The Obafemi Awolowo University, (OAU), Ile-Ife, Osun State, is conducting examinations for its students despite the ongoing Academic Staff Union of Universities (ASUU) strike.
The university commenced the second semester examination for the 2017/2018 session began on Monday – 71 days after the ASUU strike started.
However, some departments at OAU are carrying on with academic activities because their lecturers have renounced ASUU membership.
A parallel union, the Congress of Nigeria University Academics (CONUA), was born in OAU last March after lecturers broke away from ASUU following some disagreements. They claim the industrial action is not binding on them.
While lecturers loyal to ASUU have not been working, their CONUA counterparts have been attending classes. This has caused confusion among students who are now sitting for examinations in courses for which they were not well prepared.
A 400-Level Law student, who pleaded anonymity, said since the beginning of the semester, they only had an introductory class for a maritime law course he offered as most of his lecturers belonged to ASUU. He said students did not even have an outline for the course.
“I was shocked when the examination date for the course was fixed, which was released less than 48-hours to the exam day,” he said.
Another student, Dauda Nahimot, studying Botany, lamented that there was not enough time to study before the examinations were fixed, despite not having regular classes.
She said: “We should be given at least two weeks extension to cover up what we missed. Even two weeks won’t be enough; we cannot cover up for the practicals anymore. We missed more than five weeks of practicals which span three hours every week.”
Another student, simply called Tayo, faulted the organisation of examinations despite regular classes noy taking place.
“I am in my final year at Electrical and Electronics Department and we did not have the minimum of 12 weeks teaching and one compulsory lecture free week before we can proceed to examination as provided in the university regulations. The management should not in the name of stable calendar jeopardize the lives of students.
“Some departments have fixed lectures for Saturday and Sunday. Yet, students are expected to be in the examination hall the next day,” he said.
Chairman, CONUA, Dr Niyi Sunmonu, said the group was not on strike and would continue running the day-to-day activities in the school.
“We cannot generally be part of what we are not privy to. We were not taken into consideration; we were not approached on the issue. So, we can’t be part of the strike. Our members still respect statutory duties,” he said.
CONUA Secretary, Henri Oripeloye, added: “We are bound by the university rules. So if the university says exams will hold, so shall it be.”
Commenting on the allocation of some ASUU lecturers’ courses to CONUA lecturers, he said there was nothing wrong with it, so far it is the decision of the management.
ASUU OAU: exams null and void
ASUU on its part has declared the ongoing examination invalid.
The union called the attention of both parents and students to the criteria for conducting examinations.

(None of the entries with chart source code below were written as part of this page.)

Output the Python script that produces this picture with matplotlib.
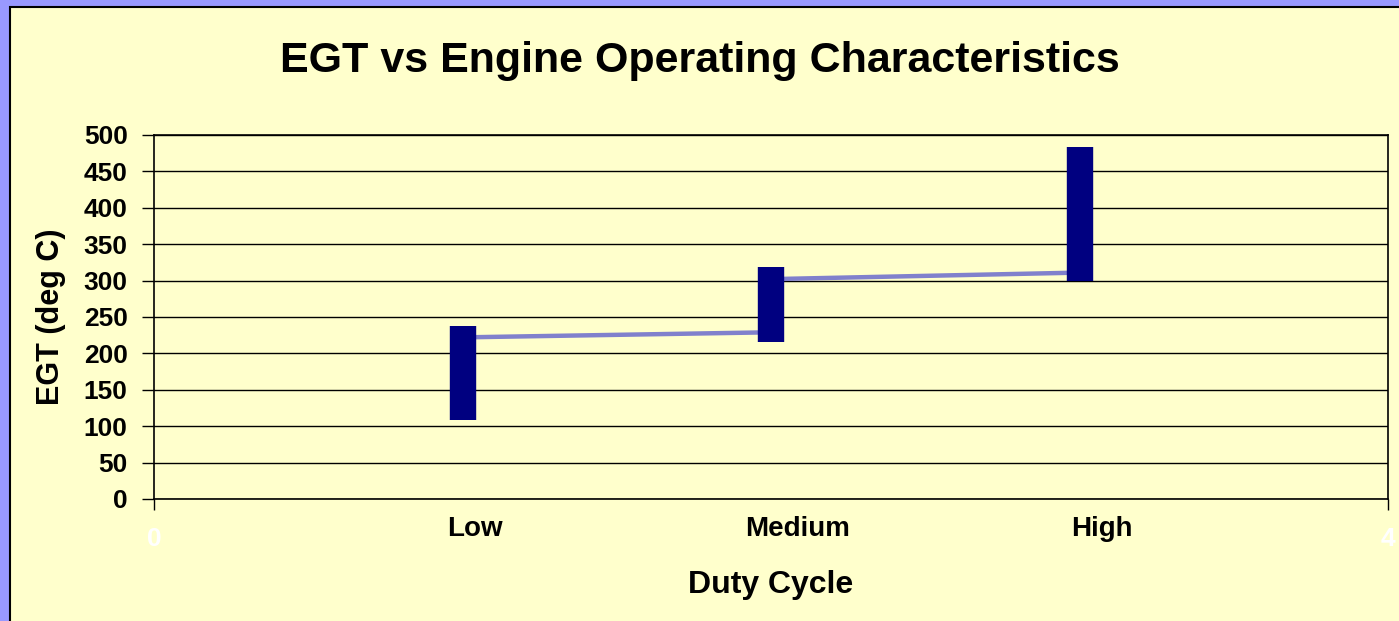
import matplotlib.pyplot as plt
from matplotlib.patches import Rectangle
from matplotlib.transforms import ScaledTranslation

# data
duty = ['Low', 'Medium', 'High']
xpos = [1, 2, 3]
egt_low = [108, 216, 300]
egt_high = [237, 318, 483]
# connecting lines
line1_x = [1, 2]
line1_y = [222, 229]
line2_x = [2, 3]
line2_y = [302, 311]

plt.rcParams['font.family'] = ['Liberation Sans', 'DejaVu Sans']
plt.rcParams['font.weight'] = 'bold'

fig = plt.figure(figsize=(13.99, 6.21), dpi=100)
fig.patch.set_facecolor('#9999FF')
# yellow panel with black edge
fig.patches.append(Rectangle((10 / 1399, -0.01), 1.0, 1 - 7 / 621 + 0.01,
                             transform=fig.transFigure, facecolor='#FFFFCC',
                             edgecolor='black', linewidth=1.5, zorder=-10))

ax = fig.add_axes([154 / 1399, 1 - 499 / 621, (1388 - 154) / 1399, (499 - 135) / 621])
ax.set_zorder(1)
ax.set_facecolor('#FFFFCC')
ax.set_xlim(0, 4)
ax.set_ylim(0, 500)
ax.set_yticks(range(0, 501, 50))
ax.yaxis.grid(True, color='black', linewidth=1)
ax.set_axisbelow(True)
for s in ax.spines.values():
    s.set_color('black')
    s.set_linewidth(1.2)

ax.plot(line1_x, line1_y, color='#8080CC', linewidth=3.2, zorder=2)
ax.plot(line2_x, line2_y, color='#8080CC', linewidth=3.2, zorder=2)
ax.vlines(xpos, egt_low, egt_high, color='#000080', linewidth=19, zorder=3)

# 0 and 4 in white at the ends, categories as minor ticks
ax.set_xticks([0, 4])
ax.set_xticklabels(['0', '4'], fontsize=19, fontweight='bold', color='white')
ax.set_xticks(xpos, minor=True)
ax.set_xticklabels(duty, minor=True, fontsize=20, fontweight='bold')
ax.tick_params(axis='x', which='major', length=8, width=1, pad=12)
ax.tick_params(axis='x', which='minor', length=0, pad=12)
ax.tick_params(axis='y', length=9, width=1, labelsize=19, pad=10)

# category labels sit a little right of their bars in the original
for lab, dx in zip(ax.get_xticklabels(minor=True), [12, 27, 22]):
    lab.set_transform(lab.get_transform() + ScaledTranslation(dx / 100, 0, fig.dpi_scale_trans))

fig.text(0.5, 1 - 61 / 621, 'EGT vs Engine Operating Characteristics',
         fontsize=31, fontweight='bold', ha='center', va='center')
fig.text((154 + 1388) / 2 / 1399, 1 - 585 / 621, 'Duty Cycle',
         fontsize=23, fontweight='bold', ha='center', va='center')
fig.text(51 / 1399, 1 - 317 / 621, 'EGT (deg C)', rotation=90,
         fontsize=22, fontweight='bold', ha='center', va='center')

fig.savefig('out.png', dpi=100, facecolor=fig.get_facecolor())
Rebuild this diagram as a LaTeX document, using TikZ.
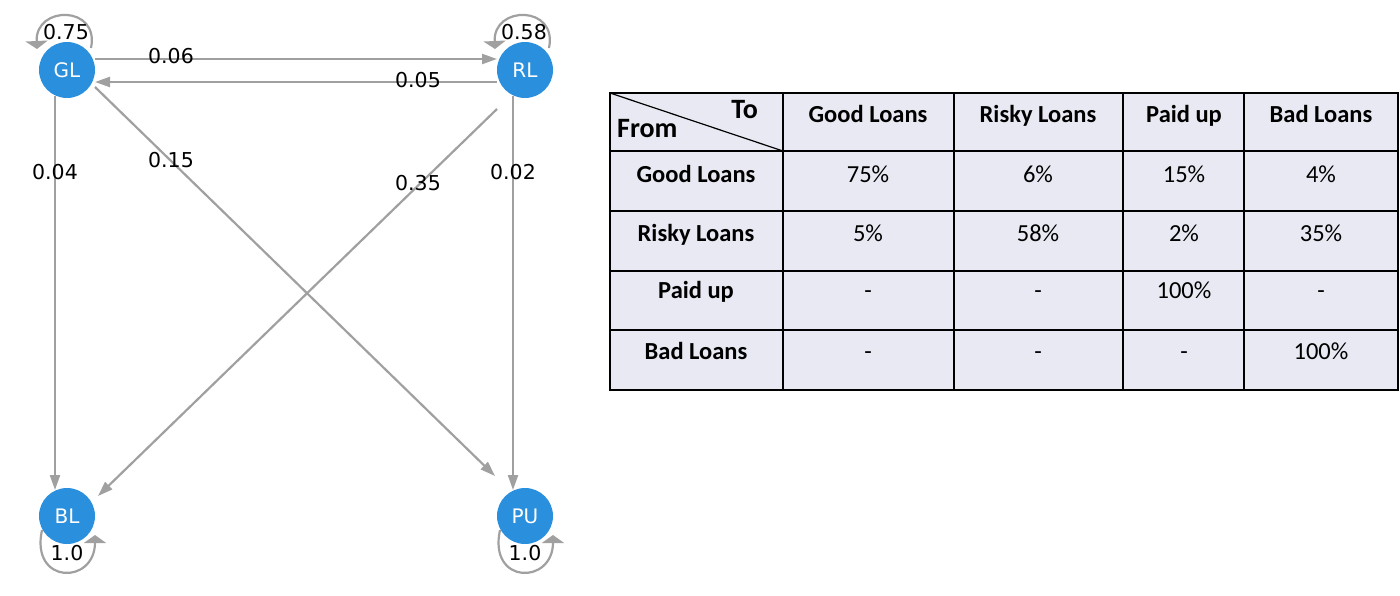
\documentclass[tikz,border=0pt]{standalone}
\usepackage{fontspec}
\setmainfont{DejaVu Sans}
\newfontfamily\calfont{Carlito}
\usetikzlibrary{arrows.meta,calc}
\definecolor{nodeblue}{RGB}{42,143,220}
\definecolor{edgegray}{RGB}{160,160,160}
\definecolor{cellfill}{RGB}{233,233,243}
\begin{document}
\begin{tikzpicture}[x=1pt,y=-1pt,
  state/.style={circle,fill=nodeblue,minimum size=56pt,inner sep=0pt,text=white,font=\fontsize{20}{22}\selectfont},
  edge/.style={draw=edgegray,line width=2.2pt,-{Triangle[length=15pt,width=10pt]}},
  selfloop/.style={draw=edgegray,line width=2.2pt,-{Triangle[length=8pt,width=22pt]}},
  elabel/.style={font=\fontsize{20.5}{24}\selectfont,text=black,inner sep=0pt},
  cell/.style={font=\calfont\fontsize{24.5}{28}\selectfont,anchor=base,inner sep=0pt},
  hcell/.style={font=\calfont\bfseries\fontsize{24.5}{28}\selectfont,anchor=base,inner sep=0pt},
  corner/.style={font=\calfont\bfseries\fontsize{28}{32}\selectfont,inner sep=0pt},
  grid/.style={line width=2pt,draw=black}]
\useasboundingbox (0,0) rectangle (1400,595);

% ---- graph nodes
\node[state] (GL) at (67,70) {GL};
\node[state] (RL) at (525,70) {RL};
\node[state] (BL) at (67,516) {BL};
\node[state] (PU) at (525,516) {PU};

% ---- edges
\draw[edge] ($(GL.center)+(28,-11)$) -- ($(RL.center)+(-28,-11)$);
\draw[edge] ($(RL.center)+(-28,12)$) -- ($(GL.center)+(28,12)$);
\draw[edge] ($(GL.center)+(-12,26)$) -- ($(BL.center)+(-12,-26)$);
\draw[edge] ($(RL.center)+(-12,26)$) -- ($(PU.center)+(-12,-26)$);
\draw[edge] ($(GL.center)+(28,17)$) -- ($(PU.center)+(-30,-40)$);
\draw[edge] ($(RL.center)+(-28,39)$) -- ($(BL.center)+(31,-20)$);

% ---- self loops
\draw[selfloop] ($(GL.center)+(24,-22)$) .. controls ($(GL.center)+(33,-65)$) and ($(GL.center)+(-32,-65)$) .. ($(GL.center)+(-30,-21)$);
\draw[selfloop] ($(RL.center)+(24,-22)$) .. controls ($(RL.center)+(33,-65)$) and ($(RL.center)+(-32,-65)$) .. ($(RL.center)+(-30,-21)$);
\draw[selfloop] ($(BL.center)+(-25,14)$) .. controls ($(BL.center)+(-37,69)$) and ($(BL.center)+(28,69)$) .. ($(BL.center)+(28,19)$);
\draw[selfloop] ($(PU.center)+(-25,14)$) .. controls ($(PU.center)+(-37,69)$) and ($(PU.center)+(28,69)$) .. ($(PU.center)+(28,19)$);

% ---- edge labels
\node[elabel] (l075) at (66,32) {0.75};
\node[elabel] (l058) at (524,32) {0.58};
\node[elabel] (l10a) at (67,553) {1.0};
\node[elabel] (l10b) at (525,553) {1.0};
\node[elabel] (l006) at (171,56) {0.06};
\node[elabel] (l005) at (418,80) {0.05};
\node[elabel] (l004) at (55,172) {0.04};
\node[elabel] (l015) at (171,160) {0.15};
\node[elabel] (l035) at (418,183) {0.35};
\node[elabel] (l002) at (513,172) {0.02};

% ---- table
\fill[cellfill] (610,93) rectangle (1398,390);
\draw[grid] (610,93) rectangle (1398,390);
\foreach \xx in {783,954,1123,1244} \draw[grid] (\xx,93) -- (\xx,390);
\foreach \yy in {151,211,271,330} \draw[grid] (610,\yy) -- (1398,\yy);
\draw[line width=1.2pt] (610,93) -- (783,151);

\node[corner,anchor=base east] (hto) at (758,118) {To};
\node[corner,anchor=base west] (hfrom) at (617,137) {From};
\node[hcell] (h1) at (868,122) {Good Loans};
\node[hcell] (h2) at (1038,122) {Risky Loans};
\node[hcell] (h3) at (1184,122) {Paid up};
\node[hcell] (h4) at (1321,122) {Bad Loans};

\node[hcell] (r1) at (696,182.5) {Good Loans};
\node[hcell] (r2) at (696,241.5) {Risky Loans};
\node[hcell] (r3) at (696,298.5) {Paid up};
\node[hcell] (r4) at (696,359.5) {Bad Loans};

\node[cell] (c11) at (868,182.5) {75\%};
\node[cell] (c12) at (1038,182.5) {6\%};
\node[cell] (c13) at (1184,182.5) {15\%};
\node[cell] (c14) at (1321,182.5) {4\%};
\node[cell] (c21) at (868,241.5) {5\%};
\node[cell] (c22) at (1038,241.5) {58\%};
\node[cell] (c23) at (1184,241.5) {2\%};
\node[cell] (c24) at (1321,241.5) {35\%};
\node[cell] (c31) at (868,298.5) {-};
\node[cell] (c32) at (1038,298.5) {-};
\node[cell] (c33) at (1184,298.5) {100\%};
\node[cell] (c34) at (1321,298.5) {-};
\node[cell] (c41) at (868,359.5) {-};
\node[cell] (c42) at (1038,359.5) {-};
\node[cell] (c43) at (1184,359.5) {-};
\node[cell] (c44) at (1321,359.5) {100\%};
\end{tikzpicture}
\end{document}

In a statement signed by its chairman, Adeola Egbedokun, and the general secretary, Kayode Atilade, the union faulted the decision of the school management to coerce students to sit for examination in courses where the required minimum of 75 per cent attendance as stipulated in the school regulations had not been reached.
The release further stated that the school was operating against the university regulations by organising examination after barely five weeks of lectures instead of 12 followed by a lecture-free week, and two weeks for examinations, making a total of 15 weeks for the semester.
“The current rain semester of 2017/2018 session commenced 2nd October 2018 while ASUU strike commenced on the 4th of November.
“Consequently the semester was barely five weeks at the time lectures stopped, with the implication that courses have not been fully taught,” ASUU said.
The union described as illegal, the reallocation of courses by the management to lecturers with low expertise, stating that courses were allocated based on lecturers’ areas of specialization and experience.
The union said the Vice Chancellor, Prof Eyitope Ogunbodede, as well as the Deans and Head of departments should be accountable for the implications of this action.
OAU Students’ Union Action Committee Petitions NUC
The Action Committee of OAU Students’ Union has petitioned the National Universities Commission (NUC) as regards the conduct of examinations, which has been kicked against by some students.
The Action Committee was set up after the suspension of the students’ union activities and its executives in 2017.
The petition, released by the committee and signed by the pro-tem chairman, Gbenga Oloniniran Von, said: “We wish to clearly state that upon resumption of the 2017/18 Rain semester in the university on the 2nd of October, lectures barely began at various faculties and departments until the third week of resumption.